Pandas DataFrame
Init signature:
pd.DataFrame(
data=None,
index: 'Optional[Axes]' = None,
columns: 'Optional[Axes]' = None,
dtype: 'Optional[Dtype]' = None,
copy: 'bool' = False,
)
Docstring:
Two-dimensional, size-mutable, potentially heterogeneous tabular data.
Data structure also contains labeled axes (rows and columns).
Arithmetic operations align on both row and column labels. Can be
thought of as a dict-like container for Series objects. The primary
pandas data structure.
Parameters
----------
data : ndarray (structured or homogeneous), Iterable, dict, or DataFrame
Dict can contain Series, arrays, constants, dataclass or list-like objects. If
data is a dict, column order follows insertion-order.
.. versionchanged:: 0.25.0
If data is a list of dicts, column order follows insertion-order.
index : Index or array-like
Index to use for resulting frame. Will default to RangeIndex if
no indexing information part of input data and no index provided.
columns : Index or array-like
Column labels to use for resulting frame. Will default to
RangeIndex (0, 1, 2, ..., n) if no column labels are provided.
dtype : dtype, default None
Data type to force.
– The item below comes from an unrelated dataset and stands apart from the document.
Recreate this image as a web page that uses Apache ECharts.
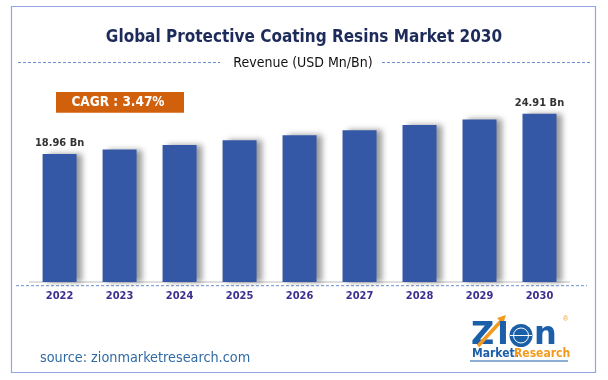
<!DOCTYPE html>
<html>
<head>
<meta charset="utf-8">
<script src="https://cdn.jsdelivr.net/npm/echarts@6/dist/echarts.min.js"></script>
<style>
html,body{margin:0;padding:0;background:#fff;}
#chart{width:608px;height:380px;}
</style>
</head>
<body>
<div id="chart"></div>
<script>
const years = ['2022','2023','2024','2025','2026','2027','2028','2029','2030'];
const revenue = [18.96, 19.62, 20.30, 21.01, 21.74, 22.49, 23.27, 24.08, 24.91];
const labelledIdx = [0, 8];
const titleText = 'Global Protective Coating Resins Market 2030';
const subtitleText = 'Revenue (USD Mn/Bn)';
const cagrText = 'CAGR : 3.47%';
const sourceText = 'source: zionmarketresearch.com';

const FN = "'Liberation Sans Narrow','DejaVu Sans Condensed',sans-serif";
const chart = echarts.init(document.getElementById('chart'), null, {renderer:'canvas'});

const seriesData = revenue.map((v, i) => ({
  value: v,
  label: { show: labelledIdx.includes(i) }
}));

chart.setOption({
  animation: false,
  backgroundColor: '#fff',
  grid: { left: 29.6, right: 38.5, top: 79.5, bottom: 98 },
  xAxis: {
    type: 'category',
    data: years,
    axisLine: { lineStyle: { color: '#d4d4d4', width: 1.5 } },
    axisTick: { show: false },
    axisLabel: { color: '#3b2f8f', fontWeight: 'bold', fontSize: 11, fontFamily: FN, margin: 9 }
  },
  yAxis: { type: 'value', min: 0, max: 30, show: false, splitLine: { show: false } },
  series: [{
    type: 'bar',
    data: seriesData,
    barWidth: 34,
    itemStyle: {
      color: '#3457a6',
      shadowColor: 'rgba(0,0,0,0.4)',
      shadowBlur: 6,
      shadowOffsetX: 5,
      shadowOffsetY: 0
    },
    label: {
      position: 'top',
      distance: 5,
      color: '#333',
      fontSize: 11,
      fontWeight: 'bold',
      fontFamily: FN,
      formatter: p => p.value.toFixed(2) + ' Bn'
    }
  }],
  graphic: [
    { type: 'rect', shape: { x: 11.5, y: 6.5, width: 584, height: 366 }, style: { fill: 'none', stroke: '#93a5e3', lineWidth: 1.2 }, silent: true },
    { type: 'text', x: 304, y: 37.5, style: { text: titleText, fill: '#1c2b5a', font: "bold 17px " + FN, textAlign: 'center', textVerticalAlign: 'middle' } },
    { type: 'line', shape: { x1: 18, y1: 62.5, x2: 220, y2: 62.5 }, style: { stroke: '#6a8fd0', lineWidth: 1, lineDash: [3, 2] } },
    { type: 'line', shape: { x1: 382, y1: 62.5, x2: 592, y2: 62.5 }, style: { stroke: '#6a8fd0', lineWidth: 1, lineDash: [3, 2] } },
    { type: 'text', x: 303, y: 63.5, style: { text: subtitleText, fill: '#111', font: "14px " + FN, textAlign: 'center', textVerticalAlign: 'middle' } },
    { type: 'rect', shape: { x: 56, y: 92, width: 128, height: 20.7 }, style: { fill: '#d1600d' } },
    { type: 'text', x: 118, y: 102.5, style: { text: cagrText, fill: '#fff', font: "bold 13.5px " + FN, textAlign: 'center', textVerticalAlign: 'middle' } },
    { type: 'line', shape: { x1: 16, y1: 285.7, x2: 587, y2: 285.7 }, style: { stroke: '#6a8fd0', lineWidth: 1, lineDash: [3, 2] } },
    { type: 'text', x: 40, y: 358, style: { text: sourceText, fill: '#2f6aa5', font: "14.3px " + FN, textVerticalAlign: 'middle' } },
    // logo
    { type: 'text', x: 471, y: 336, style: { text: 'Z', fill: '#1b5fa8', font: "bold 32px 'DejaVu Sans',sans-serif", textVerticalAlign: 'middle' } },
    { type: 'line', shape: { x1: 478, y1: 346, x2: 502, y2: 320 }, style: { stroke: '#f39a1e', lineWidth: 3.5 } },
    { type: 'polygon', shape: { points: [[497, 318], [506, 315], [503, 324]] }, style: { fill: '#f39a1e' } },
    { type: 'text', x: 497, y: 336, style: { text: 'I', fill: '#1b5fa8', font: "bold 32px 'DejaVu Sans',sans-serif", textVerticalAlign: 'middle' } },
    { type: 'circle', shape: { cx: 521, cy: 335.5, r: 11.5 }, style: { fill: '#1b5fa8' } },
    { type: 'circle', shape: { cx: 521, cy: 335.5, r: 7.5 }, style: { fill: 'none', stroke: '#fff', lineWidth: 1 } },
    { type: 'line', shape: { x1: 510, y1: 335.5, x2: 532, y2: 335.5 }, style: { stroke: '#fff', lineWidth: 1 } },
    { type: 'text', x: 534, y: 336, style: { text: 'n', fill: '#1b5fa8', font: "bold 32px 'DejaVu Sans',sans-serif", textVerticalAlign: 'middle' } },
    { type: 'text', x: 563, y: 319, style: { text: '®', fill: '#f39a1e', font: "7px sans-serif", textVerticalAlign: 'middle' } },
    { type: 'text', x: 472, y: 354, style: { text: 'Market.', fill: '#1b5fa8', font: "bold 12px 'DejaVu Sans Condensed',sans-serif", textVerticalAlign: 'middle' } },
    { type: 'text', x: 514, y: 354, style: { text: 'Research', fill: '#f39a1e', font: "bold 12px 'DejaVu Sans Condensed',sans-serif", textVerticalAlign: 'middle' } },
    { type: 'line', shape: { x1: 470, y1: 361, x2: 568, y2: 361 }, style: { stroke: '#1b5fa8', lineWidth: 1 } }
  ]
});
</script>
</body>
</html>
Only a single dtype is allowed. If None, infer.
copy : bool, default False
Copy data from inputs. Only affects DataFrame / 2d ndarray input.
See Also
--------
DataFrame.from_records : Constructor from tuples, also record arrays.
DataFrame.from_dict : From dicts of Series, arrays, or dicts.
read_csv : Read a comma-separated values (csv) file into DataFrame.
read_table : Read general delimited file into DataFrame.
read_clipboard : Read text from clipboard into DataFrame.
Examples
--------
Constructing DataFrame from a dictionary.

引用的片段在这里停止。